Well, it would be an understatement to say that I enjoy shopping. Truthfully, it’s not only a hobby, but one of my best life skills. I am just exceptionally good at finding what I want for a great deal. And, I’ve mentioned before that dating can feel a lot like shopping…which is why it is crazy that I never really liked dating!
A friend-we’ll call her Mrs. New York, since her birthday is also in July and there can’t be two of us-recently sent me this link about a French dating website turned traveling “pop-up-shop” where men are put on display, Barbie-doll style, as if in a grocery store aisle and women can come peruse the goods and try to pick a good melon- I mean, man. Well, friends, this takes “man-shopping” to a whole new level, now, doesn’t it?
I did a little more research on the subject. Because these things are important. The original dating website, loosely translated (ok, basically just guessed, I took Spanish in high school) as “Adopt a Man” was geared toward men posting profiles and women making all the first moves, thus eliminating the “pressure” for women of having all this “unwanted” solicitation from men you don’t like, and giving women more control in online dating situations. Apparently, there was a U.S. version of this website for awhile, but now when you go to adoptaguy.com it redirects automatically to a U.K. site, bagabloke.com (haha). I understand how some women may be hesitant to use traditional online dating services-you lay it all out there publicly and then sift through all the weird propositions from strange men (why do you think I started writing this blog?). Therefore, it might be appealing to certain women to take the reigns and only approach men that they’ve pre-screened as attractive/rich/whatever enough. However, you risk missing a great guy that isn’t in your desired height/weight/income bracket that might’ve contacted you and won you over with his wit and generosity, or something like that. It seems like only letting one gender be in charge of the picking, whether it is guys or gals, is more focused on the “temporary” (looks, income, career, location) and less focused on real compatibility (values, personality, shared interests). And that’s certainly how a lot of people approach dating and relationships…and probably why most people aren’t very good at either (but that’s another blog). Online dating is definitely an investment of your time and can certainly be soul-crushing at times. No, you won’t be a match with every guy that “winks” at you, but won’t it make you feel good and attractive if a lot of guys are interested in you based on your online profile? Even if they aren’t exactly your type? How is that “unwanted” attention? You are on a dating site, remember? Isn’t that the point-for guys to be interested in you? A nice message from someone who’s not right for you could still be the confidence boost which gives you the courage to write back to the guy that does have potential.

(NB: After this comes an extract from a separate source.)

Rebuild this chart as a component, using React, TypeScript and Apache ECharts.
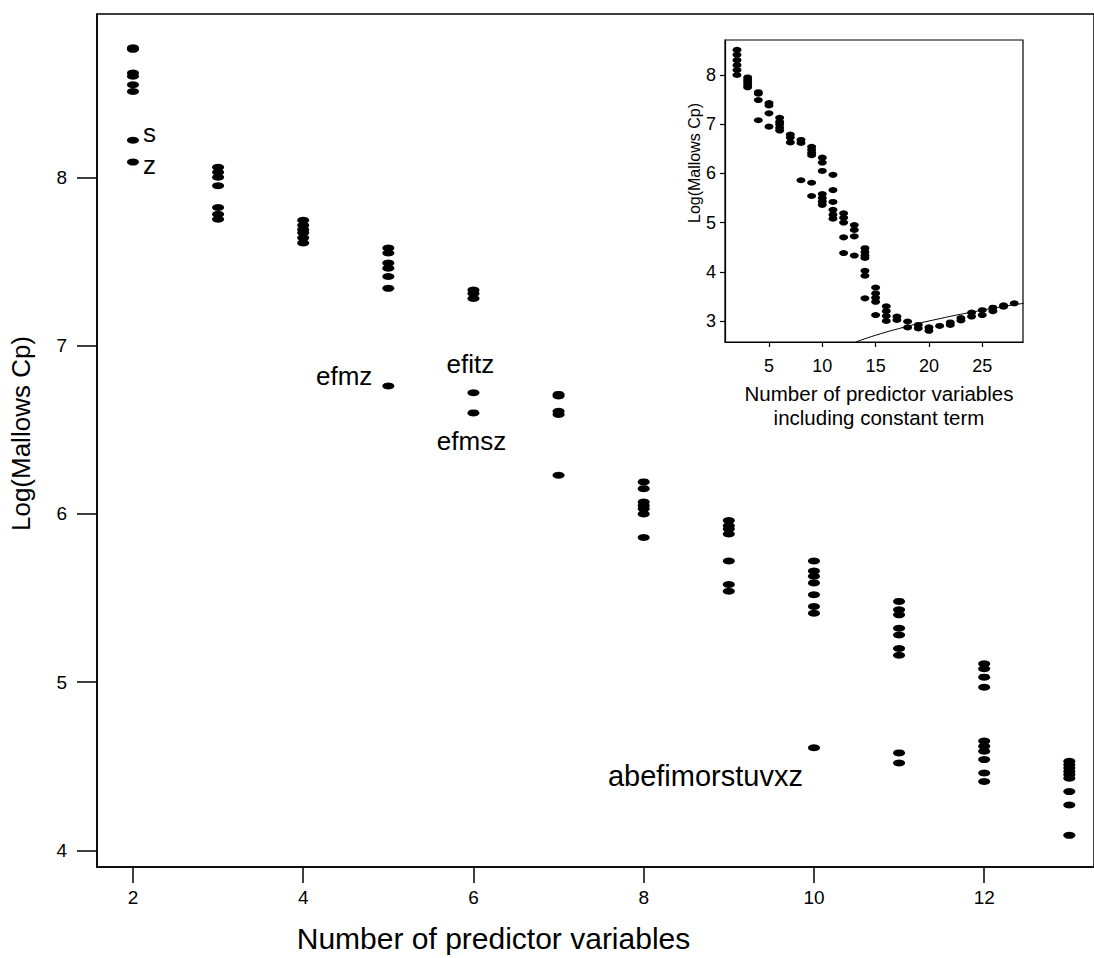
import React, { useEffect, useRef } from "react";
import * as echarts from "echarts";

// ---------- Main plot data ----------
const mainP = [2, 3, 4, 5, 6, 7, 8, 9, 10, 11, 12, 13];
const mainCp: number[][] = [
  [8.77, 8.76, 8.62, 8.6, 8.55, 8.51],
  [8.06, 8.03, 8.0, 7.95, 7.82, 7.78, 7.75],
  [7.745, 7.715, 7.69, 7.67, 7.64, 7.61],
  [7.58, 7.55, 7.49, 7.46, 7.41, 7.34],
  [7.33, 7.31, 7.28],
  [6.71, 6.7, 6.61, 6.59, 6.23],
  [6.19, 6.15, 6.07, 6.05, 6.03, 6.0, 5.86],
  [5.96, 5.93, 5.91, 5.88, 5.72, 5.58, 5.54],
  [5.72, 5.66, 5.63, 5.59, 5.52, 5.45, 5.41],
  [5.48, 5.43, 5.4, 5.32, 5.28, 5.2, 5.16, 4.58, 4.52],
  [5.11, 5.08, 5.03, 4.97, 4.65, 4.62, 4.59, 4.54, 4.46, 4.41],
  [4.53, 4.51, 4.49, 4.47, 4.45, 4.43, 4.35, 4.27, 4.09],
];
const labeledP = [2, 2, 5, 6, 6, 10];
const labeledCp = [8.22, 8.09, 6.76, 6.72, 6.6, 4.61];
const labeledText = ["s", "z", "efmz", "efitz", "efmsz", "abefimorstuvxz"];
const mainYTicks = [4, 5, 6, 7, 8];
const mainXTicks = [2, 4, 6, 8, 10, 12];

// ---------- Inset data ----------
const insetP = [2, 3, 4, 5, 6, 7, 8, 9, 10, 11, 12, 13, 14, 15, 16, 17, 18, 19, 20, 21, 22, 23, 24, 25, 26, 27, 28];
const insetCp: number[][] = [
  [8.51, 8.41, 8.3, 8.2, 8.1, 8.0],
  [7.95, 7.9, 7.85, 7.8, 7.75],
  [7.65, 7.62, 7.49, 7.08],
  [7.43, 7.38, 7.22, 6.95],
  [7.13, 7.05, 7.0, 6.93, 6.87],
  [6.79, 6.73, 6.63],
  [6.68, 6.62, 5.86],
  [6.54, 6.48, 6.42, 6.37, 5.81, 5.54],
  [6.32, 6.22, 6.05, 5.58, 5.5, 5.43, 5.36],
  [5.97, 5.66, 5.42, 5.26, 5.16, 5.08],
  [5.19, 5.1, 5.0, 4.7, 4.38],
  [4.95, 4.85, 4.72, 4.33],
  [4.48, 4.4, 4.33, 4.28, 4.02, 3.92, 3.46],
  [3.68, 3.56, 3.47, 3.39, 3.12],
  [3.3, 3.2, 3.1, 3.0],
  [3.09, 3.02],
  [2.99, 2.87],
  [2.92, 2.85],
  [2.87, 2.8],
  [2.9],
  [2.97, 2.92],
  [3.06, 3.01],
  [3.17, 3.09],
  [3.22, 3.12],
  [3.27, 3.2],
  [3.32, 3.29],
  [3.36],
];
const refLineP = [13.1, 15, 17.6, 20, 25, 28.9];
const refLineCp = [2.57, 2.71, 2.87, 3.0, 3.22, 3.36];
const insetYTicks = [3, 4, 5, 6, 7, 8];
const insetXTicks = [5, 10, 15, 20, 25];

const FONT = "'Liberation Sans', Arial, Helvetica, sans-serif";

function pairs(xs: number[], cols: number[][]) {
  const out: number[][] = [];
  xs.forEach((x, i) => cols[i].forEach((v) => out.push([x, v])));
  return out;
}

export default function App() {
  const ref = useRef<HTMLDivElement>(null);
  useEffect(() => {
    if (!ref.current) return;
    const chart = echarts.init(ref.current, null, { renderer: "svg" });

    const labelCfg: any[] = [
      { position: "right", distance: 4, offset: [0, -7], fontSize: 26 },
      { position: "right", distance: 4, offset: [0, 3], fontSize: 26 },
      { position: "left", distance: 10, offset: [0, -10], fontSize: 26 },
      { position: "top", distance: 12, offset: [-3, 0], fontSize: 26 },
      { position: "bottom", distance: 12, offset: [-2, 0], fontSize: 26 },
      { position: "left", distance: 5, offset: [0, 28], fontSize: 29 },
    ];

    const option: any = {
      animation: false,
      backgroundColor: "#fff",
      textStyle: { fontFamily: FONT, color: "#000" },
      grid: [
        {
          left: 97,
          top: 14,
          width: 998,
          height: 853,
          show: true,
          borderColor: "#000",
          borderWidth: 1.5,
          backgroundColor: "transparent",
        },
        {
          left: 725,
          top: 40,
          width: 298,
          height: 302,
          show: true,
          borderColor: "#000",
          borderWidth: 1.2,
          backgroundColor: "#fff",
        },
      ],
      xAxis: [
        {
          type: "value",
          gridIndex: 0,
          min: 1.5775,
          max: 13.29,
          splitLine: { show: false },
          axisLine: { show: true, onZero: false, lineStyle: { color: "#000", width: 1.5 } },
          axisTick: { show: true, inside: false, length: 16, customValues: mainXTicks, lineStyle: { color: "#000", width: 1.5 } },
          axisLabel: { customValues: mainXTicks, margin: 21, fontSize: 19, color: "#000", fontFamily: FONT },
          name: "Number of predictor variables",
          nameLocation: "middle",
          nameGap: 56,
          nameTextStyle: { fontSize: 30, color: "#000", fontFamily: FONT, padding: [0, 204, 0, 0] },
        },
        {
          type: "value",
          gridIndex: 1,
          min: 0.874,
          max: 28.82,
          splitLine: { show: false },
          axisLine: { show: true, onZero: false, lineStyle: { color: "#000", width: 1.2 } },
          axisTick: { show: true, inside: false, length: 5, customValues: insetXTicks, lineStyle: { color: "#000", width: 1.2 } },
          axisLabel: { customValues: insetXTicks, margin: 15, fontSize: 18, color: "#000", fontFamily: FONT },
          name: "Number of predictor variables\nincluding constant term",
          nameLocation: "middle",
          nameGap: 39,
          nameTextStyle: { fontSize: 20.5, lineHeight: 24, color: "#000", fontFamily: FONT, verticalAlign: "top", padding: [0, 0, 0, 10] },
        },
      ],
      yAxis: [
        {
          type: "value",
          gridIndex: 0,
          min: 3.902,
          max: 8.97,
          splitLine: { show: false },
          axisLine: { show: true, onZero: false, lineStyle: { color: "#000", width: 1.5 } },
          axisTick: { show: true, inside: false, length: 20, customValues: mainYTicks, lineStyle: { color: "#000", width: 1.5 } },
          axisLabel: { customValues: mainYTicks, margin: 30, fontSize: 19, color: "#000", fontFamily: FONT },
          name: "Log(Mallows Cp)",
          nameLocation: "middle",
          nameGap: 63,
          nameTextStyle: { fontSize: 26, color: "#000", fontFamily: FONT, padding: [0, 0, 0, 14] },
        },
        {
          type: "value",
          gridIndex: 1,
          min: 2.573,
          max: 8.711,
          splitLine: { show: false },
          axisLine: { show: true, onZero: false, lineStyle: { color: "#000", width: 1.2 } },
          axisTick: { show: true, inside: false, length: 5, customValues: insetYTicks, lineStyle: { color: "#000", width: 1.2 } },
          axisLabel: { customValues: insetYTicks, margin: 9, fontSize: 18, color: "#000", fontFamily: FONT },
          name: "Log(Mallows Cp)",
          nameLocation: "middle",
          nameGap: 20,
          nameTextStyle: { fontSize: 16, color: "#000", fontFamily: FONT, padding: [0, 0, 0, 56] },
        },
      ],
      series: [
        {
          type: "scatter",
          xAxisIndex: 0,
          yAxisIndex: 0,
          symbol: "circle",
          symbolSize: [12, 7],
          itemStyle: { color: "#000", opacity: 1 },
          data: pairs(mainP, mainCp),
        },
        {
          type: "scatter",
          xAxisIndex: 0,
          yAxisIndex: 0,
          symbol: "circle",
          symbolSize: [12, 7],
          itemStyle: { color: "#000", opacity: 1 },
          data: labeledP.map((x, i) => ({
            value: [x, labeledCp[i]],
            label: {
              show: true,
              formatter: labeledText[i],
              color: "#000",
              fontFamily: FONT,
              ...labelCfg[i],
            },
          })),
        },
        {
          type: "scatter",
          xAxisIndex: 1,
          yAxisIndex: 1,
          symbol: "circle",
          symbolSize: [9, 6],
          itemStyle: { color: "#000", opacity: 1 },
          data: pairs(insetP, insetCp),
        },
        {
          type: "line",
          xAxisIndex: 1,
          yAxisIndex: 1,
          showSymbol: false,
          symbol: "none",
          smooth: true,
          clip: true,
          lineStyle: { color: "#000", width: 1 },
          data: refLineP.map((x, i) => [x, refLineCp[i]]),
        },
      ],
    };
    chart.setOption(option);
    return () => chart.dispose();
  }, []);

  return (
    <div
      ref={ref}
      style={{ position: "fixed", left: 0, top: 0, width: 1094, height: 958, background: "#fff" }}
    />
  );
}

And-it pains me to say this, and I expect to catch some flack for it, but…do women really want to be in the drivers seat??? I know, I KNOW. (Miss July ducks.) I have to say…I really don’t want to make the first move. SIGH. Let me be real with you. I’m totally a girl-power feminist. I love Hillary Clinton. (2016!) However, as a strong, independent woman, I also tend to be a little bossy and domineering if I don’t watch myself. Therefore, I love a man with a plan-I actually enjoy being able to sit back and not be in charge all the time. It’s kind of relaxing! And, as my mother will tell
me you, we also need to make sure that the man can hold his own so I won’t “run right over him.” (Thanks, Mom.) I’m not looking for a “Yes Man.” I’m looking for someone who challenges me a little more than that! So, for me, letting the guy make the first move is almost a little relationship test. I need to make sure he has it in him, you know? Or it’s never going to work.
Another interesting facet to this concept, particularly with the “live” store, rather than just an online website-what if the genders were reversed in this situation? What if this was an “Adopt-A-Woman” site with women on display and men doing the picking? I am pretty sure feminists would be coming out in droves about how such a program is degrading, insulting, and offensive. It’s noted that in Europe, this is practically a “red-light” activity and would actually be highly suspicious. Maybe it would be viewed differently if men and women were on display at the same time, which wouldn’t necessarily all that different from what we refer to as “speed dating” so maybe this is the European version of that? The gimmick of putting guys in “Barbie-doll” style boxes with generic nicknames might be taking the joke too far, especially for anyone serious about finding a relationship (which I suspect, these people really are not). The article also duly points out that men and women are people-not purchases-and maybe shouldn’t be treated like something you’d buy off a shelf next to the toilet paper.
Isn’t that basically what any online dating service is “selling” though? Ultimately, aren’t we all browsing through zillions of profiles, weeding people out by size, shape, and attractiveness as if we are picking out a Christmas tree? Does it really matter whether or not men, women, or both are “allowed” to make the initial contact? That’s why there are so many different types of dating sites-some focused on specific races or religions, geographic area, or “who makes the first move.” Essentially, we are “shopping” for someone that meets a general list of criteria, and using dating sites that filter things out for you based on what you are looking for or what you are comfortable with could make things easier. It’s a modern day version of Goldilocks…trying to find the one that is juuuuust right. Not necessarily very romantic, a little embarrassing to talk about, but practical…just like shopping for toilet paper.